Climate change is an “unreal” reality. The magnitude and extent of human-caused global warming (or, perhaps more aptly: global weirding) is so incomprehensible that—as Amitav Ghosh muses—novelists struggle to encompass climate change within realist prose (Ghosh, 2016). In other words, the climatic shift we—as human beings in the contemporary, Anthropocene moment—are experiencing is so fantastical that the literary form of novel cannot accommodate global warming without submitting to the genre of science fiction. The scale and speed of environmental change is—under our collective understanding of reality— too “unreal”. Just as the modern novel cannot accommodate climate change within realist plot and prose, photography—or, the modern art form of realist images—also falters. Photographic images of climate change fail to depict the extent of crisis. Photos of melting glaciers, floods, superstorms, industrial wastelands, and oil spills—or, images of “corrupted landscapes”—embody the vision of “pristine Nature” as signifying contrast. This way of seeing limits human vantage to a perceived position of dominion above and separate from “Nature”. The alleged mastery of “Culture” over “Nature” is, however, a perceptual fallacy complicit to the climate crisis (Latour, 2009; Merchant, 1980; Morton, 2007). A cohort of ecologically concerned photographers—in stride with fiction writers such as Amitav Ghosh—are aware of this dilemma and actively seeking creative solutions. My proposed research project will center on these photographic attempts to re-imagine and re-present the “unreal” reality of climate change. I will conduct a visual ethnography of the digital and on-site photographic exhibitions of: Laurence Aegerter (Amsterdam), Marie-Jose Jongerius (Amsterdam), Adam Jeppesen (Buenos Aires), Thomas Albdorf (New York City), Mishka Henner (Manchester), and Anastasia Samoylova (Miami)—including in-depth, semi-structured and unstructured interviews with each photographer. The guiding question(s) for my research will be: how do subversive photographers attempt to re-imagine/ re-present climate change beyond our perceptual limitations? And to what extent do these subversive images inform a theory of photographic aesthetics for the Anthropocene? The ultimate objective for my proposed research project will be an innovative inquiry into the photographic re-imagining of climate change.

Works Cited

Ghosh, A. (2016). The Great Derangement: climate change and the unthinkable.
Chicago: University of Chicago Press.

Latour, B. (2009). Politics of Nature: How to Bring the Sciences into Democracy.
Cambridge: Harvard University Press.

Merchant, C. (1980). The Death of Nature: women, ecology, and the scientific
revolution.

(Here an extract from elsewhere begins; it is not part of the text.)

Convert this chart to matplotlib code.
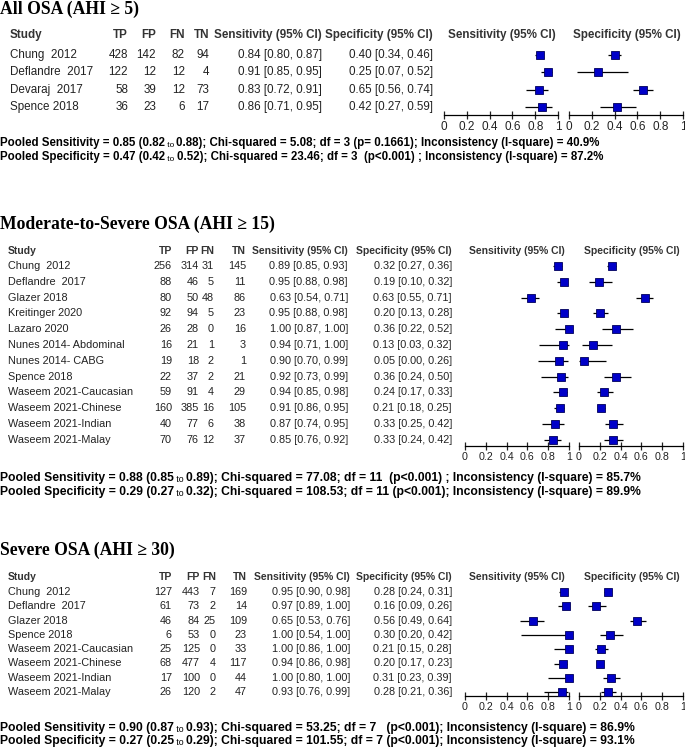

New York: Harper & Row.

Morton, T. (2007). Ecology without nature: rethinking environmental aesthetics.
Cambridge: Harvard University Press.

About the Award

IAMCR launched its Climate Communication Research Awards in 2014. The New Directions for Climate Communication Research Fellowship is awarded biannually from 2015. The award is part of IAMCR's policy to green its activities. It received seed funding from a 2014 IAMCR Project Grant. IECA joined the project in 2015.

This year's award was sponsored by the Griffith Centre for Social and Cultural Research, Griffith University, Australia.